— START Given information —

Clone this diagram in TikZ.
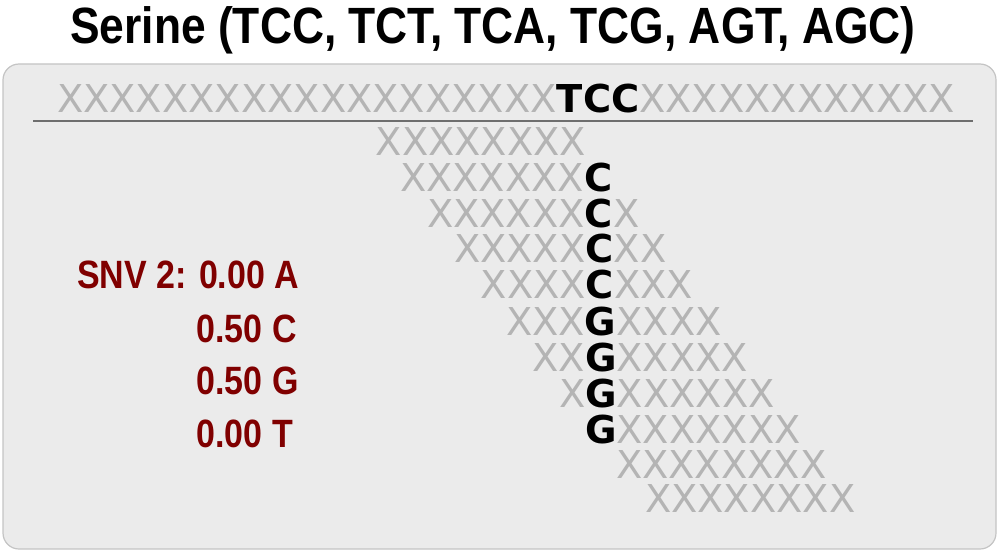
\documentclass[tikz,border=0pt]{standalone}
\usepackage{fontspec}
\usepackage{graphicx}
\setmainfont{DejaVu Sans}
\newfontfamily\seqfont{DejaVu Sans}
\newfontfamily\condfont{Liberation Sans}
\definecolor{seqgray}{HTML}{B4B4B4}
\definecolor{boxfill}{HTML}{EBEBEB}
\definecolor{boxline}{HTML}{C4C4C4}
\definecolor{refline}{HTML}{6E6E6E}
\definecolor{snvred}{HTML}{800000}
\newcommand\seqX[1]{{\color{seqgray}#1}}
\newcommand\seqB[1]{{\color{black}\bfseries #1}}
\begin{document}
\begin{tikzpicture}[x=1pt,y=-1pt,
  seqtext/.style={inner sep=0pt,outer sep=0pt,anchor=base west,font=\seqfont\fontsize{38.4}{40}\selectfont},
  snvtext/.style={inner sep=0pt,outer sep=0pt,anchor=base west,text=snvred,font=\condfont\bfseries\fontsize{39.5}{40}\selectfont},
  titletext/.style={inner sep=0pt,outer sep=0pt,anchor=base,font=\condfont\bfseries\fontsize{51}{52}\selectfont}]
\useasboundingbox (0,0) rectangle (999,551);
% title
\node[titletext] (title) at (493,44) {\scalebox{0.87}[1]{Serine (TCC, TCT, TCA, TCG, AGT, AGC)}};
% panel
\draw[boxline,fill=boxfill,line width=1.2pt,rounded corners=16pt] (3,64) rectangle (996,549);
% reference sequence
\node[seqtext] (ref) at (57,113) {\seqX{XXXXXXXXXXXXXXXXXXX}\seqB{TCC}\seqX{XXXXXXXXXXXX}};
\coordinate (la) at (33,121);
\coordinate (lb) at (973,121);
\draw[refline,line width=1.5pt] (la) -- (lb);
% reads
\node[seqtext] (r1)  at (375.7,155) {\seqX{XXXXXXXX}};
\node[seqtext] (r2)  at (400,191) {\seqX{XXXXXXX}\seqB{C}};
\node[seqtext] (r3)  at (427,227) {\seqX{XXXXXX}\seqB{C}\seqX{X}};
\node[seqtext] (r4)  at (454,262) {\seqX{XXXXX}\seqB{C}\seqX{XX}};
\node[seqtext] (r5)  at (480.7,298) {\seqX{XXXX}\seqB{C}\seqX{XXX}};
\node[seqtext] (r6)  at (506,335) {\seqX{XXX}\seqB{G}\seqX{XXXX}};
\node[seqtext] (r7)  at (532.5,371) {\seqX{XX}\seqB{G}\seqX{XXXXX}};
\node[seqtext] (r8)  at (559,407) {\seqX{X}\seqB{G}\seqX{XXXXXX}};
\node[seqtext] (r9)  at (585,443) {\seqB{G}\seqX{XXXXXXX}};
\node[seqtext] (r10) at (616,478) {\seqX{XXXXXXXX}};
\node[seqtext] (r11) at (645,512) {\seqX{XXXXXXXX}};
% SNV frequencies
\node[snvtext] (snv) at (77,288) {\scalebox{0.86}[1]{SNV 2: 0.00 A}};
\node[snvtext] (v2) at (196.5,342) {\scalebox{0.86}[1]{0.50 C}};
\node[snvtext] (v3) at (196.5,394) {\scalebox{0.86}[1]{0.50 G}};
\node[snvtext] (v4) at (196.5,447) {\scalebox{0.86}[1]{0.00 T}};
\end{tikzpicture}
\end{document}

— END Given information —

### What to work on
The data above should be repeated exactly, minus any pictures.

### Task response
Clone this diagram in TikZ.
\documentclass[tikz,border=0pt]{standalone}
\usepackage{fontspec}
\usepackage{graphicx}
\setmainfont{DejaVu Sans}
\newfontfamily\seqfont{DejaVu Sans}
\newfontfamily\condfont{Liberation Sans}
\definecolor{seqgray}{HTML}{B4B4B4}
\definecolor{boxfill}{HTML}{EBEBEB}
\definecolor{boxline}{HTML}{C4C4C4}
\definecolor{refline}{HTML}{6E6E6E}
\definecolor{snvred}{HTML}{800000}
\newcommand\seqX[1]{{\color{seqgray}#1}}
\newcommand\seqB[1]{{\color{black}\bfseries #1}}
\begin{document}
\begin{tikzpicture}[x=1pt,y=-1pt,
  seqtext/.style={inner sep=0pt,outer sep=0pt,anchor=base west,font=\seqfont\fontsize{38.4}{40}\selectfont},
  snvtext/.style={inner sep=0pt,outer sep=0pt,anchor=base west,text=snvred,font=\condfont\bfseries\fontsize{39.5}{40}\selectfont},
  titletext/.style={inner sep=0pt,outer sep=0pt,anchor=base,font=\condfont\bfseries\fontsize{51}{52}\selectfont}]
\useasboundingbox (0,0) rectangle (999,551);
% title
\node[titletext] (title) at (493,44) {\scalebox{0.87}[1]{Serine (TCC, TCT, TCA, TCG, AGT, AGC)}};
% panel
\draw[boxline,fill=boxfill,line width=1.2pt,rounded corners=16pt] (3,64) rectangle (996,549);
% reference sequence
\node[seqtext] (ref) at (57,113) {\seqX{XXXXXXXXXXXXXXXXXXX}\seqB{TCC}\seqX{XXXXXXXXXXXX}};
\coordinate (la) at (33,121);
\coordinate (lb) at (973,121);
\draw[refline,line width=1.5pt] (la) -- (lb);
% reads
\node[seqtext] (r1)  at (375.7,155) {\seqX{XXXXXXXX}};
\node[seqtext] (r2)  at (400,191) {\seqX{XXXXXXX}\seqB{C}};
\node[seqtext] (r3)  at (427,227) {\seqX{XXXXXX}\seqB{C}\seqX{X}};
\node[seqtext] (r4)  at (454,262) {\seqX{XXXXX}\seqB{C}\seqX{XX}};
\node[seqtext] (r5)  at (480.7,298) {\seqX{XXXX}\seqB{C}\seqX{XXX}};
\node[seqtext] (r6)  at (506,335) {\seqX{XXX}\seqB{G}\seqX{XXXX}};
\node[seqtext] (r7)  at (532.5,371) {\seqX{XX}\seqB{G}\seqX{XXXXX}};
\node[seqtext] (r8)  at (559,407) {\seqX{X}\seqB{G}\seqX{XXXXXX}};
\node[seqtext] (r9)  at (585,443) {\seqB{G}\seqX{XXXXXXX}};
\node[seqtext] (r10) at (616,478) {\seqX{XXXXXXXX}};
\node[seqtext] (r11) at (645,512) {\seqX{XXXXXXXX}};
% SNV frequencies
\node[snvtext] (snv) at (77,288) {\scalebox{0.86}[1]{SNV 2: 0.00 A}};
\node[snvtext] (v2) at (196.5,342) {\scalebox{0.86}[1]{0.50 C}};
\node[snvtext] (v3) at (196.5,394) {\scalebox{0.86}[1]{0.50 G}};
\node[snvtext] (v4) at (196.5,447) {\scalebox{0.86}[1]{0.00 T}};
\end{tikzpicture}
\end{document}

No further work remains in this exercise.